We built a lot of our AI strategy in the back of four companies—Nvidia, Microsoft, Amazon, Google—and they're all global companies. This is not a U.S.-only play. But a lot of use cases start off in U.S. companies with us and our closest partners in the United States, and then can play out globally with what I call NATO-friendly G10 countries: the U.K., Germany, France, Japan, Australia, Canada, India, Netherlands, and over time other places. We think there's a tremendous opportunity to take the same playbook to many of those G10 friendly countries. …
We are channel-first. Today, we’re 100 percent through the channel, and we’ll continue that. But the way we think about our ecosystem is the following. There’s a set of tech partners, hardware partners, companies like Dell, HPE, Cisco, IBM, and others. They’re all important. Many of them have invested in us. And then there are tech and service partners in the cloud: Amazon, Microsoft Azure, Google, Oracle. Maybe someday we’ll get to the China companies, but those are the top four. We’ve got the private cloud that I think will increasingly be VMware, Nutanix, [Red Hat] OpenShift Virtualization. And then there’s a set of security players [including] Microsoft, Palo Alto, CrowdStrike, Zscaler, Okta, Tenable.
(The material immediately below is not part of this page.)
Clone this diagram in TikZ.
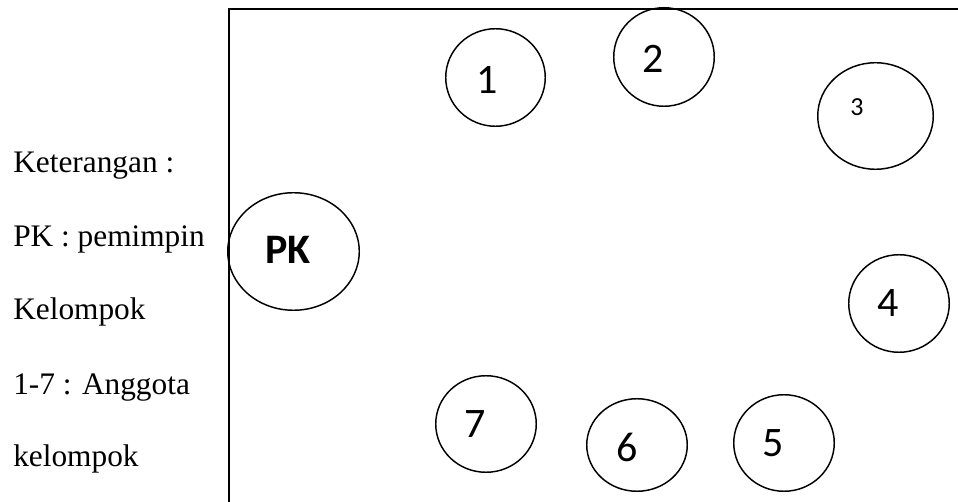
\documentclass[tikz,border=0pt]{standalone}
\usepackage{fontspec}
\usetikzlibrary{shapes.geometric}
\setmainfont{Liberation Serif}
\newfontfamily\legendfont{Liberation Serif}
\newfontfamily\seatfont{Carlito}
\begin{document}
\begin{tikzpicture}[x=0.75pt,y=-0.75pt,
  seat/.style 2 args={draw=black,line width=1.1pt,ellipse,inner sep=0pt,outer sep=0pt,
    minimum width=#1*0.75pt-1.1pt,minimum height=#2*0.75pt-1.1pt},
  num/.style={inner sep=0pt,font=\seatfont\fontsize{31.5}{31.5}\selectfont},
  smallnum/.style={inner sep=0pt,font=\seatfont\fontsize{19.5}{19.5}\selectfont},
  legend/.style={anchor=base west,inner sep=0pt,font=\legendfont\fontsize{23.5}{23.5}\selectfont},
  room/.style={draw=black,line width=1.5pt}]
\useasboundingbox (0,0) rectangle (958,502);

% room walls (left and top)
\coordinate (wallbottom) at (229,510);
\coordinate (corner) at (229,9);
\coordinate (wallright) at (965,9);
\draw[room] (wallbottom) -- (corner) -- (wallright);

% group leader
\node[seat={133}{119}] (pk) at (293.5,251.5) {};
\node[inner sep=0pt,font=\seatfont\bfseries\fontsize{31.5}{31.5}\selectfont] (pkt) at (288,250) {PK};

% members
\node[seat={101}{99}] (s1) at (495.5,77.5) {};
\node[num] (t1) at (487,80) {1};
\node[seat={102}{100}] (s2) at (664,57) {};
\node[num] (t2) at (653,59) {2};
\node[seat={117}{108}] (s3) at (875.5,116) {};
\node[smallnum] (t3) at (857,107) {3};
\node[seat={102}{99}] (s4) at (899,303.5) {};
\node[num] (t4) at (888,303) {4};
\node[seat={102}{98}] (s5) at (784,443) {};
\node[num] (t5) at (773,443) {5};
\node[seat={102}{94}] (s6) at (637,445) {};
\node[num] (t6) at (627,447) {6};
\node[seat={102}{98}] (s7) at (486,424) {};
\node[num] (t7) at (475,424) {7};

% legend
\node[legend] (l1) at (13,173) {Keterangan :};
\node[legend] (l2) at (13,247) {PK : pemimpin};
\node[legend] (l3) at (13,320) {Kelompok};
\node[legend] (l4) at (13,395) {1-7 : Anggota};
\node[legend] (l5) at (13,467) {kelompok};
\end{tikzpicture}
\end{document}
These are all very strong partners of ours. We've created the Data Security Alliance. Gartner recognized us for doing that the best of anybody. Now many of our competitors are copying that playbook, but we were the first to do this.
And then you get to the VARs, the systems integrators, the distributors and so on. That entire ecosystem is very much replicable [elsewhere]. It's not very different. It might be a different set of players, but Palo Alto plays there, Amazon plays there, Azure plays there. So we tend to bake the playbook here and then take it on the road to the G10 friendly countries. And if you are playing those countries, expect us to partner with you there. … Many of the global players are also very strong players there. Every one of my teams in the regions has to have a partner-friendly strategy for how they operate in that country for them to be an effective leader. By the way, it's not different from how I ran things at VMware. It’s the same principle. We were successful at VMware because we built our business on the backs of many of you. And that's what we're going to do again with Cohesity.
As you start talking with partners about Gaia, what is your assessment of the level of channel readiness for selling AI?
As I said earlier, be aware of AI washing. I think there are very tangible use cases for AI [and] there is a need for many of these AI models in certain vertical industries. I find Nvidia’s approach is very refreshing because they're taking a vertical industry approach to AI. And as a result of that, the infrastructure the channel sells, whether it's an HPE server or in the cloud, all work very well. I would encourage partners to really think through these use cases, and don't ‘AI wash’ your capabilities. Go look at a use case that is tangible. Test it with customers. It took us a long time to perfect the first use case for Gaia, and now we're starting to see some resonance. That is probably the most important advice I'd give to all of you.